Filmmaker Rodney Ascher seems to enjoy subverting the tropes of both horror films and documentaries by blending the two styles together. Other documentaries, such as Catfish, The Impostor, or Resurrect Dead have been successful at creating suspense and generating fear, but they accomplish this by withholding information and subsequently revealing the depths of duplicity of which humans are capable. With The Nightmare, Ascher used well-crafted reenactments and first-person narratives to inspire a sense of horror in the viewer. He continues to develop this technique in his latest project, Primal Screen. It is a fitting title, as one of Ascher’s greatest skills as a filmmaker is the ability to tap into humanity’s most primal fears.

Primal Screen looks at the fear of ventriloquist dummies, dolls, and mannequins. Like the fear of clowns, this is an especially specific fear with which one either emphasizes or doesn’t. While even non-horror movie fans would find being chased by an ax-wielding maniac something they would not want to experience in real life, it’s harder to explain just what it is about lifelike facsimiles of human figures that instills such dread in so many people.

…in Primal Screen, the viewer is invited to participate in the narrators’ fears directly.

By utilizing voiceovers and period-perfect scenes of children watching a trailer for the 1978 film Magic, Primal Screen goes above and beyond the often cheesy reenactments of shows like Unsolved Mysteries or the more recent Occult Crimes. With those shows, it’s often the details of the mysteries and crimes themselves that are the most upsetting, but in Primal Screen, the viewer is invited to participate in the narrators’ fears directly, by getting a taste of what it’s like to experience their fear first hand.

The imagery Ascher employs—which is frequently staged, framed, and lit like an actual horror movie—will feel especially relevant to those who do have a fear of dummies, dolls, and mannequins, while the details the voice-overs reveal might remind others of the fears that they first addressed as children and give them some insight into why this fear is one that seems so common.

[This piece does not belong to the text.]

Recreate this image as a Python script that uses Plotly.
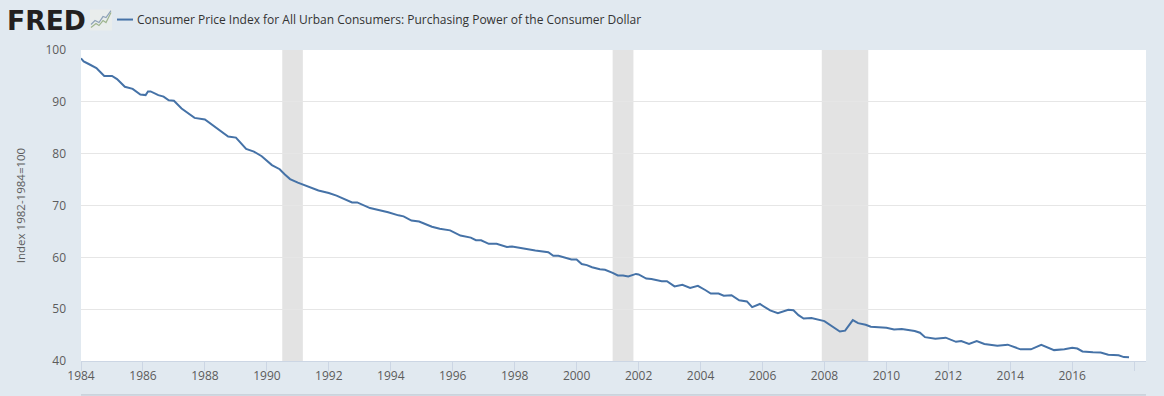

Hearing people recount their first realizations of this specific fear was so uncannily similar to my own history with being afraid of dummies and the like, that I found myself laughing out loud because I related so much to what they were saying. While I’ve often talked about my fear of these things, the coping mechanisms that one narrator described were exactly like my own, and it surprised me to hear someone else verbalizing something I had not even thought about in decades.

Primal Screen seems more interested in examining the nature of fear itself and how it still impacts us today.

The end of the documentary even ties in the subject matter with a few things that are especially relevant to the modern political climate, a turn that was both unexpected and thought-provoking. Rather than merely focusing on the past through childhood memories and yesterday’s pop culture, Primal Screen seems more interested in examining the nature of fear itself and how it still impacts us today, which are both far more fascinating subjects.

Primal Screen premiered Thursday, June 8 on Shudder. Plans for additional installments have not yet been announced.